--- start Records for this exercise ---
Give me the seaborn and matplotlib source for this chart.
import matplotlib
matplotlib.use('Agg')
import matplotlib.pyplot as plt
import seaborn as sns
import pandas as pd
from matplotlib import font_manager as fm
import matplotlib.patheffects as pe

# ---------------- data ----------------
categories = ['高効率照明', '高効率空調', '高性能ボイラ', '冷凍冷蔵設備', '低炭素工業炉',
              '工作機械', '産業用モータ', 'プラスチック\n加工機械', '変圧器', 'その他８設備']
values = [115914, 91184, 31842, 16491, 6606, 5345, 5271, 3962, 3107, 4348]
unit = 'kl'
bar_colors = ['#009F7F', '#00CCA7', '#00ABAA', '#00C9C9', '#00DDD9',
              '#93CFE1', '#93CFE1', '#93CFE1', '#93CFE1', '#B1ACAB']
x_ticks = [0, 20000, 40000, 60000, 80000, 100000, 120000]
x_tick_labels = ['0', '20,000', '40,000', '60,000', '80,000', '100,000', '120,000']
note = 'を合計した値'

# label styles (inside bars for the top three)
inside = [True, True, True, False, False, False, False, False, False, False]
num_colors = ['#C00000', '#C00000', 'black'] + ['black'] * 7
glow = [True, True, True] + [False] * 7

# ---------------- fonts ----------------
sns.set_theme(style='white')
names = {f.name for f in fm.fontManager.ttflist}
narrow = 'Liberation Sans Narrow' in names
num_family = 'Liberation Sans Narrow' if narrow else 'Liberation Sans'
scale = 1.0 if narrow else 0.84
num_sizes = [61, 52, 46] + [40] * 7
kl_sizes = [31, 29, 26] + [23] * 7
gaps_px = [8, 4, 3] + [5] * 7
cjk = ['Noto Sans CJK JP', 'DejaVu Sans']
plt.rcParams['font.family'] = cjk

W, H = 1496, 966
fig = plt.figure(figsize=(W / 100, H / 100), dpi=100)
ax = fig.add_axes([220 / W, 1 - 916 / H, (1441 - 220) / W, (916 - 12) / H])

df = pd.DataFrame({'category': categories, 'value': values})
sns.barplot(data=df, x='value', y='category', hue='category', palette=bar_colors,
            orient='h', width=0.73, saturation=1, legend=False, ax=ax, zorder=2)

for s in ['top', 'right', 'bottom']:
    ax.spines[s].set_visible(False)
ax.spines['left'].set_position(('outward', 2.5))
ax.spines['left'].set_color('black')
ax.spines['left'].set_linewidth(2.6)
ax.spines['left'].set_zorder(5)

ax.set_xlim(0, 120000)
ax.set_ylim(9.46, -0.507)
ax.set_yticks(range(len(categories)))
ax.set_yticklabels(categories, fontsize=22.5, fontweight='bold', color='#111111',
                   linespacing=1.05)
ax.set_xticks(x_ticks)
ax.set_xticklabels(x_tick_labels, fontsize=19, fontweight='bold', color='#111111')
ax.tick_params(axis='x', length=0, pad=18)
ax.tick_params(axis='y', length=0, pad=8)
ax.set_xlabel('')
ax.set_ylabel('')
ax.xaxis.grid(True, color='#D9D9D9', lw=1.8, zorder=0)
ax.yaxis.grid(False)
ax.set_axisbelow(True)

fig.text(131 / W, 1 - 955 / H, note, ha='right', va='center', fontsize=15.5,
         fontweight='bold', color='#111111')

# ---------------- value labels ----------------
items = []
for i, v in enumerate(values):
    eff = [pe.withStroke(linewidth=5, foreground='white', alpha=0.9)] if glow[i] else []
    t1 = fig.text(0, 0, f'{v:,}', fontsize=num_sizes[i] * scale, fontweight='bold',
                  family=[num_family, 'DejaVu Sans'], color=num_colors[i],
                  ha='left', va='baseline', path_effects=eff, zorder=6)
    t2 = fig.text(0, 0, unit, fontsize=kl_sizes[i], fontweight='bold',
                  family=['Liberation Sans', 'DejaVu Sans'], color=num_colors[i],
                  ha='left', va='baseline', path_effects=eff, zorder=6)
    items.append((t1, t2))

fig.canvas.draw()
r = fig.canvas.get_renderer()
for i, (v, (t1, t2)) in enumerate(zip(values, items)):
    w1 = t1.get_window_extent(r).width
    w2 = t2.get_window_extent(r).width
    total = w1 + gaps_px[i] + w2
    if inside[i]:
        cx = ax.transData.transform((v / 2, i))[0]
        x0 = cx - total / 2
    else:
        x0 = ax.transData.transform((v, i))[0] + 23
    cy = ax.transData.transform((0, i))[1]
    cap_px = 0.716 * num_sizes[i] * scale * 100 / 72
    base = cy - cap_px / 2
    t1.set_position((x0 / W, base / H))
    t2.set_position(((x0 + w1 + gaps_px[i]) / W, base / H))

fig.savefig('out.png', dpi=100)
--- end Records for this exercise ---
--- start Records for this exercise ---
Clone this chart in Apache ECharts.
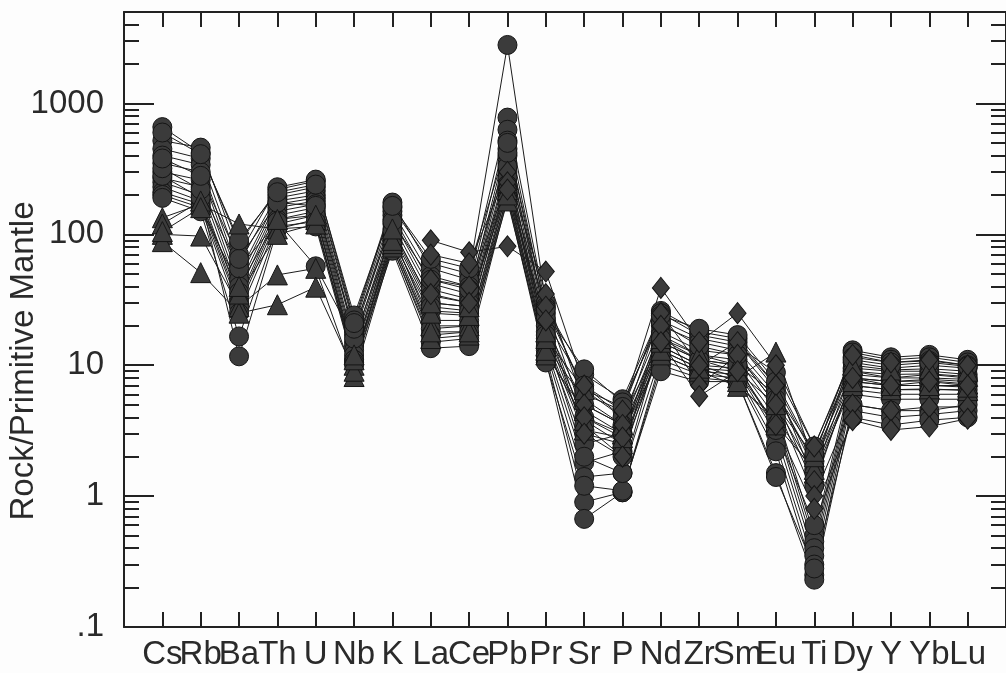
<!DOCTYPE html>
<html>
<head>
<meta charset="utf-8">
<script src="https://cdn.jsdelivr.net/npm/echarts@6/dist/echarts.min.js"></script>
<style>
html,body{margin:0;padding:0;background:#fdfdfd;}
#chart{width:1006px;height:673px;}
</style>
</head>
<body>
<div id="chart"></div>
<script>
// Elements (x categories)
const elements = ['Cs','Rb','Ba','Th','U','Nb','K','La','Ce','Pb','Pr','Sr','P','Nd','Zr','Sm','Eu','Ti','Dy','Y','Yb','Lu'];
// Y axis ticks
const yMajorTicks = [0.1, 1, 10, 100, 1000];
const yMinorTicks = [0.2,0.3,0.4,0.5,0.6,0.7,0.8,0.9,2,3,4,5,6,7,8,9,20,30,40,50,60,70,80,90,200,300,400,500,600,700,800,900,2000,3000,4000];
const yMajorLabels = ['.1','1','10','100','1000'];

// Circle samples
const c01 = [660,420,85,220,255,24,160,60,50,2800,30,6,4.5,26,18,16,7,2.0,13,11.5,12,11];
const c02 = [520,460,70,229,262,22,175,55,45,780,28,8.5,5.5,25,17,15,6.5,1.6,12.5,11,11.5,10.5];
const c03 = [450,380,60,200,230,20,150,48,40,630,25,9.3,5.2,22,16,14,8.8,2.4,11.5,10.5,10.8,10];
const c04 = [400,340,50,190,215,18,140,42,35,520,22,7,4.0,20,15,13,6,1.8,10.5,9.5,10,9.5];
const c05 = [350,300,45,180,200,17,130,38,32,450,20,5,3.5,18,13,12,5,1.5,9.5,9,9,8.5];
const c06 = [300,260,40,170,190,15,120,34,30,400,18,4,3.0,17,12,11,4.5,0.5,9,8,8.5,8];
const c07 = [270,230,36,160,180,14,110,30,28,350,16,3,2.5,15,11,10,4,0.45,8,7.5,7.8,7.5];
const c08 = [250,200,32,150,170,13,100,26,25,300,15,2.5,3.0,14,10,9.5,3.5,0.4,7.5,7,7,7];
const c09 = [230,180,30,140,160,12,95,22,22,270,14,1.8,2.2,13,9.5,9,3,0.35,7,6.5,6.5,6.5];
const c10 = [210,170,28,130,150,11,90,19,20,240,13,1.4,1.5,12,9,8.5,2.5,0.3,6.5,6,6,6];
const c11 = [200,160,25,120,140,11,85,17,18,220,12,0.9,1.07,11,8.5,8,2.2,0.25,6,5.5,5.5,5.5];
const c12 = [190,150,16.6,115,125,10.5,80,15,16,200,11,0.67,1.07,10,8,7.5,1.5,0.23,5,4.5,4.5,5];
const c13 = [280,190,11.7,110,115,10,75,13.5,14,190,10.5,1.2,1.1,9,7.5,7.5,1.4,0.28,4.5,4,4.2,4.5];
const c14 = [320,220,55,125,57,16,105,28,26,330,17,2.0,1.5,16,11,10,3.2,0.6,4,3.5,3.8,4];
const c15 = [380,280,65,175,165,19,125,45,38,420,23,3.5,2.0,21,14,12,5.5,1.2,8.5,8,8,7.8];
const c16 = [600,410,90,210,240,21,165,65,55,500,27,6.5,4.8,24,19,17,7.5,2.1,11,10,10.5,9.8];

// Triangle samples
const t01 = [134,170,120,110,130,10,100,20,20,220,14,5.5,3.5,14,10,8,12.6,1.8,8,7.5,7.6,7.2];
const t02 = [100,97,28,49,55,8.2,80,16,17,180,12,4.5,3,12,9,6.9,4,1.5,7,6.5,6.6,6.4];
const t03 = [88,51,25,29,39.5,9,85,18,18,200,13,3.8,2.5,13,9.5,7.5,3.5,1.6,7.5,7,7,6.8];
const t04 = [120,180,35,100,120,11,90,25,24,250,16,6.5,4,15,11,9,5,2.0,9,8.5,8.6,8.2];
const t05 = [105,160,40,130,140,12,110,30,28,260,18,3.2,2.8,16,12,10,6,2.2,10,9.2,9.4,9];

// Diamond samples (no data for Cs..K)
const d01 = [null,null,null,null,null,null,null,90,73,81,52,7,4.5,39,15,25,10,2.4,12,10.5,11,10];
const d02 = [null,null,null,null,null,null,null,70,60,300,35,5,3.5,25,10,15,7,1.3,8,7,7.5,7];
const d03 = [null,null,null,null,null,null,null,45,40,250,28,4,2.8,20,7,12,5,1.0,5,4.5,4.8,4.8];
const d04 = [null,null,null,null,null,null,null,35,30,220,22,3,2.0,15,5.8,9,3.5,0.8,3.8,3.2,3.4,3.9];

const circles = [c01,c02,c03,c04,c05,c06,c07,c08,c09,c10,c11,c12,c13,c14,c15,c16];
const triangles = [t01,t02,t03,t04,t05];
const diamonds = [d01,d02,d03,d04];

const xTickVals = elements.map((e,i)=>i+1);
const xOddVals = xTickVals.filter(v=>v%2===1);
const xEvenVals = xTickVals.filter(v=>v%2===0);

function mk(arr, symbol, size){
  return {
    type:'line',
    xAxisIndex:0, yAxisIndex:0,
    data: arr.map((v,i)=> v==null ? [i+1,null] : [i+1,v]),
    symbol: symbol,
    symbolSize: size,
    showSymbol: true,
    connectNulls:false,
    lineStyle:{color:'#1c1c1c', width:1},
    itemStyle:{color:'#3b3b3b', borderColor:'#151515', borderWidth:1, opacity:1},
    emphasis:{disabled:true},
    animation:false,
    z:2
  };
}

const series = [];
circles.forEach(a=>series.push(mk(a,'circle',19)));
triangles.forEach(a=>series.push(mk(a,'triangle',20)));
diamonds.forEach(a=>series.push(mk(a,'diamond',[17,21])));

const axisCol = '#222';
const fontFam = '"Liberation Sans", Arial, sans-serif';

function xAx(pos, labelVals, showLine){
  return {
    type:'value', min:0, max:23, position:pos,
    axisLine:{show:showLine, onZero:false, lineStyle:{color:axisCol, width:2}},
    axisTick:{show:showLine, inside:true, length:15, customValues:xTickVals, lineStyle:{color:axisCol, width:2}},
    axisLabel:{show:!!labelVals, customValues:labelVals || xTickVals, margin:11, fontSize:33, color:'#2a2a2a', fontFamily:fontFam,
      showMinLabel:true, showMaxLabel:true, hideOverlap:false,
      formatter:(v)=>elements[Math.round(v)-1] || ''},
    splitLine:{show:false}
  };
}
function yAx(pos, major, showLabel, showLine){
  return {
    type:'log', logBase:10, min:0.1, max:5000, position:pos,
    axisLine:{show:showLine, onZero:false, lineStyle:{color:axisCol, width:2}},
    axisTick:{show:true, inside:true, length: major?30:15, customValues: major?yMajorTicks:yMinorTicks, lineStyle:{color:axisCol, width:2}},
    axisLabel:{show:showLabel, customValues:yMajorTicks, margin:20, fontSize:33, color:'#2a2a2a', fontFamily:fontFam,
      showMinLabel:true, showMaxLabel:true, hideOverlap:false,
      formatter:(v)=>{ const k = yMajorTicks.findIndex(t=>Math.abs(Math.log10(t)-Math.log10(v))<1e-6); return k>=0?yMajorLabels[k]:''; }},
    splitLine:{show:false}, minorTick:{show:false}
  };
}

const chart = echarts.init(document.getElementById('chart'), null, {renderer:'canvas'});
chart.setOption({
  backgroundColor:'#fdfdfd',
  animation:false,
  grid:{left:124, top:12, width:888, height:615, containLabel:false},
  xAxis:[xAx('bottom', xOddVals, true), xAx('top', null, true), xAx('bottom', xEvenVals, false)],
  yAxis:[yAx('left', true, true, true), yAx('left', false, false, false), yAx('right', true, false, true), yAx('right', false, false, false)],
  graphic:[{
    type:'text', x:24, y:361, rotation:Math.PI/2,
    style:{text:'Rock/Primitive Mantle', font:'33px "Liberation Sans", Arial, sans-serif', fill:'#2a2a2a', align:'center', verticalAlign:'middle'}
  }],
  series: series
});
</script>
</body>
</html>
--- end Records for this exercise ---
Return exactly the lines from the one with "Clone this chart in Apache ECharts." to the one with "const yMajorLabels = ['.1','1','10','100','1000'];", inclusive, and nothing else; skip the pictures.

Response >>
Clone this chart in Apache ECharts.
<!DOCTYPE html>
<html>
<head>
<meta charset="utf-8">
<script src="https://cdn.jsdelivr.net/npm/echarts@6/dist/echarts.min.js"></script>
<style>
html,body{margin:0;padding:0;background:#fdfdfd;}
#chart{width:1006px;height:673px;}
</style>
</head>
<body>
<div id="chart"></div>
<script>
// Elements (x categories)
const elements = ['Cs','Rb','Ba','Th','U','Nb','K','La','Ce','Pb','Pr','Sr','P','Nd','Zr','Sm','Eu','Ti','Dy','Y','Yb','Lu'];
// Y axis ticks
const yMajorTicks = [0.1, 1, 10, 100, 1000];
const yMinorTicks = [0.2,0.3,0.4,0.5,0.6,0.7,0.8,0.9,2,3,4,5,6,7,8,9,20,30,40,50,60,70,80,90,200,300,400,500,600,700,800,900,2000,3000,4000];
const yMajorLabels = ['.1','1','10','100','1000'];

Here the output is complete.